Not a driveway, but this is a fun story:
How some committed cyclists cleared the way for clear Calgary pathways | Calgary Herald


----------



## anomad (Nov 16, 2009)

Hey I was in Cowgary in the 90's! I owe those guys a pint for making the paths better back then.


----------



## rodar y rodar (Jul 21, 2006)

Attatchment in OP doesn`t work for me 

There was a link or two to a guy in VT (or NH?) selling bike plows a winter or two ago. Nate, I think we even discussed the traction issue here. But yeah, as long as the snow isn`t too wet and not much time goes by before hitting it, I imagine a bike towed plow would do a pretty good job.

Cool article!


----------



## BrianMc (Jan 5, 2010)

^^ It was this video, I think:


----------



## Harold (Dec 23, 2003)

not sure why the pic in the OP broke, but I fixed it. 
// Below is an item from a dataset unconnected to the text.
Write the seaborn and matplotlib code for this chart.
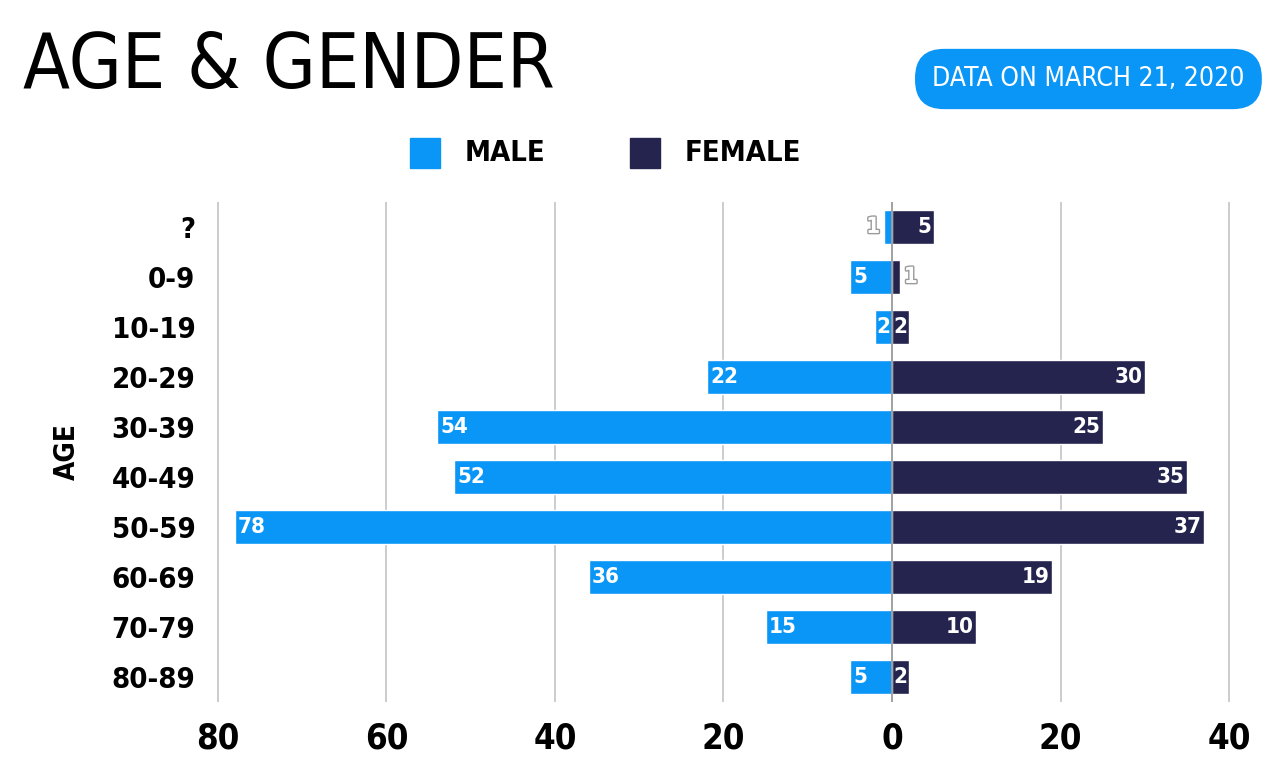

Using one of those industrial cargo trikes with a bunch of weight and some good traction would definitely help to make a bike plow that was actually viable. some of those v-shaped tow-behind plows were in that Google Image search link I posted and they're awful clever. Unfortunately, I don't think they'd be very easy to pull because you're having to go through all the snow BEFORE you plow it. Good for stability, I think. But not practicality.
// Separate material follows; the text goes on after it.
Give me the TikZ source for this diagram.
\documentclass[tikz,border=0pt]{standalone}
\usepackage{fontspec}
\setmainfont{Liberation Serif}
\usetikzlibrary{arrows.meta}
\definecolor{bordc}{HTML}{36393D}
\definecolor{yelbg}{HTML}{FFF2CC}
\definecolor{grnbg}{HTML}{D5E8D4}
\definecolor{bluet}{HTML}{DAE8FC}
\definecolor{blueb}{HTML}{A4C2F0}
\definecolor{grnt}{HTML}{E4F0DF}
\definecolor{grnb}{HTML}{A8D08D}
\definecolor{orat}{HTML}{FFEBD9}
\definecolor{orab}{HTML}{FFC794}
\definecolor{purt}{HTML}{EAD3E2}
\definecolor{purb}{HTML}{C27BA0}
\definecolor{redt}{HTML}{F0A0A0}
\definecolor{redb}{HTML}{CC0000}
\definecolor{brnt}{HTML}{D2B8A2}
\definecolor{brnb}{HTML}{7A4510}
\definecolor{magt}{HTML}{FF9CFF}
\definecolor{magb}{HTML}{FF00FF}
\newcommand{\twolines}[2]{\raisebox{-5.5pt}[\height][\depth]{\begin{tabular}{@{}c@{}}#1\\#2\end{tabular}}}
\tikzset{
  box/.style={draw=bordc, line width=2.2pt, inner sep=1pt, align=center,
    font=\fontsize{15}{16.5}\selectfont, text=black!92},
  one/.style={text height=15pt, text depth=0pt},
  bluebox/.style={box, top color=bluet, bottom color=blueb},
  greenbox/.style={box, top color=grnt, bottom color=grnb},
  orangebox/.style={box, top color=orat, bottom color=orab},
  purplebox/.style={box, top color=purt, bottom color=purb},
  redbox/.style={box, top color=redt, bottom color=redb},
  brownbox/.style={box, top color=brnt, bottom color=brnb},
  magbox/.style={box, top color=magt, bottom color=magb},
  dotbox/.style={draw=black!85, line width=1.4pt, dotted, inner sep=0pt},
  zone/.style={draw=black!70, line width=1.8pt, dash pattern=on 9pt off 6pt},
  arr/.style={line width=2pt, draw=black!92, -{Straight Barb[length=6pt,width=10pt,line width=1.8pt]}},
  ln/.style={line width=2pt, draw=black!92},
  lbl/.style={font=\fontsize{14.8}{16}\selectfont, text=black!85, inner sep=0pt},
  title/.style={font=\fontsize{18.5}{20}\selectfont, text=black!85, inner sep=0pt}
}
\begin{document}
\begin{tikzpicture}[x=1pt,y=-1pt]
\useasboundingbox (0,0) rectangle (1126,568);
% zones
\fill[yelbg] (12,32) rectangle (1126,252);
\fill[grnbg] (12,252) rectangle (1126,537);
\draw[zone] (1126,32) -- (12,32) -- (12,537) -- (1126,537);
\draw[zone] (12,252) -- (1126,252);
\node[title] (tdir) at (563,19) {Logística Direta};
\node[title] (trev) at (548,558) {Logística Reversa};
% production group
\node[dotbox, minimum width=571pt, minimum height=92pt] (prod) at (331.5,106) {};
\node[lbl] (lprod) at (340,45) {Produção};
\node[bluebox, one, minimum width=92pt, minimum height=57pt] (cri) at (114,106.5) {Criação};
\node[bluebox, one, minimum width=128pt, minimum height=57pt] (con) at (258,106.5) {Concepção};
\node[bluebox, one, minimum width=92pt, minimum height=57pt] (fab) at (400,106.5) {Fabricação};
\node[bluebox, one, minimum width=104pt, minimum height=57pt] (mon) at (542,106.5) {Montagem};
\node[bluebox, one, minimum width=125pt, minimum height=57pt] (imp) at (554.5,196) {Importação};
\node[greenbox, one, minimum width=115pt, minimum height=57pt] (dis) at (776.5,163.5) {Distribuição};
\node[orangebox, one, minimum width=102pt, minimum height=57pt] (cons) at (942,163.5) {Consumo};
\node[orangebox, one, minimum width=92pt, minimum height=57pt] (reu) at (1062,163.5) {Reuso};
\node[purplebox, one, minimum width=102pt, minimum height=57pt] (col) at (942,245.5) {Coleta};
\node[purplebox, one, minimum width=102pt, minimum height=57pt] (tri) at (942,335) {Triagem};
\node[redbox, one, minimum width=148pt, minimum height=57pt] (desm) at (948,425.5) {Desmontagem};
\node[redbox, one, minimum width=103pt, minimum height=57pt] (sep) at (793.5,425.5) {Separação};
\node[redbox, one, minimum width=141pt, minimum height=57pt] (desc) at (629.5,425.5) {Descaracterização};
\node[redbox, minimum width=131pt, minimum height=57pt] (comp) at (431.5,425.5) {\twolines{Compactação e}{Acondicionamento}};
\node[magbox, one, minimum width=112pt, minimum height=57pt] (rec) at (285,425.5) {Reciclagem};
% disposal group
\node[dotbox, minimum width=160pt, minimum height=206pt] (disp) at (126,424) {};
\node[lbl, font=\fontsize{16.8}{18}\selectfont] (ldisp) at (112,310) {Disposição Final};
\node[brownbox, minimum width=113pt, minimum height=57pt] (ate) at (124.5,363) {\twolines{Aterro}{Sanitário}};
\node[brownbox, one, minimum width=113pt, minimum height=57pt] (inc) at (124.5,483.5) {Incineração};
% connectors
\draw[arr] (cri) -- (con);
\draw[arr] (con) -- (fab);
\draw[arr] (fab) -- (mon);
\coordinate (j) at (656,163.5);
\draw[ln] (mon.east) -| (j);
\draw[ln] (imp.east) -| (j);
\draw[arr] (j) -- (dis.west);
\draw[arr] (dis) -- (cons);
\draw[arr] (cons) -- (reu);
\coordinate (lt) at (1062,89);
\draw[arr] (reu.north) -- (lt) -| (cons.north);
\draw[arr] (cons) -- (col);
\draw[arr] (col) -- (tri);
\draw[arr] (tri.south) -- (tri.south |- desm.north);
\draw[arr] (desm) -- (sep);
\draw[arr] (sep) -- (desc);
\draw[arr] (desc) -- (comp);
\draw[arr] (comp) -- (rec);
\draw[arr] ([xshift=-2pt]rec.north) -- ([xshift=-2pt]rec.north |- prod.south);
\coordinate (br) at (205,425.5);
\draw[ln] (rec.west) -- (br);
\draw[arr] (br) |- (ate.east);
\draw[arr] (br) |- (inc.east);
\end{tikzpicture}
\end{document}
There are also a couple of mid-mounted plows on Big Dummy/Extracycle bikes that look pretty cool. Honestly, though, I think a weighted trike with studs for traction, with an angled or v-shaped plow at the front would be more effective for clearing the driveway.


----------



## Harold (Dec 23, 2003)

Here's the Dummy mid-mount

















I do like the v-shaped plow design better than an angled straight plow for stability. it seems to me that the angled design would only work in fluffy stuff. when it's that heavy, wet snow, that seems like it would just push the front of the bike sideways.

This seems like a possible solution to that issue, but I would want a way to weight it down with a big tub of sand or something.


Pedal Plow by livewombat, on Flickr

Might be worth a junker bike and a cheap snow shovel to tinker with. If I'm lucky, I might find one of those cargo trikes I could weight down for better traction. This would probably also be worth some DIY tire chains.

My issue with towing the plow blade has less to do with the compacted tire tracks and more to do with the fact that there would be a max limit for snowfall before the bike would not be able to pedal through it.


----------



## KentheKona (Jul 6, 2013)

maybe I need to bring this to my city, I'd love to see certain trails plowed


----------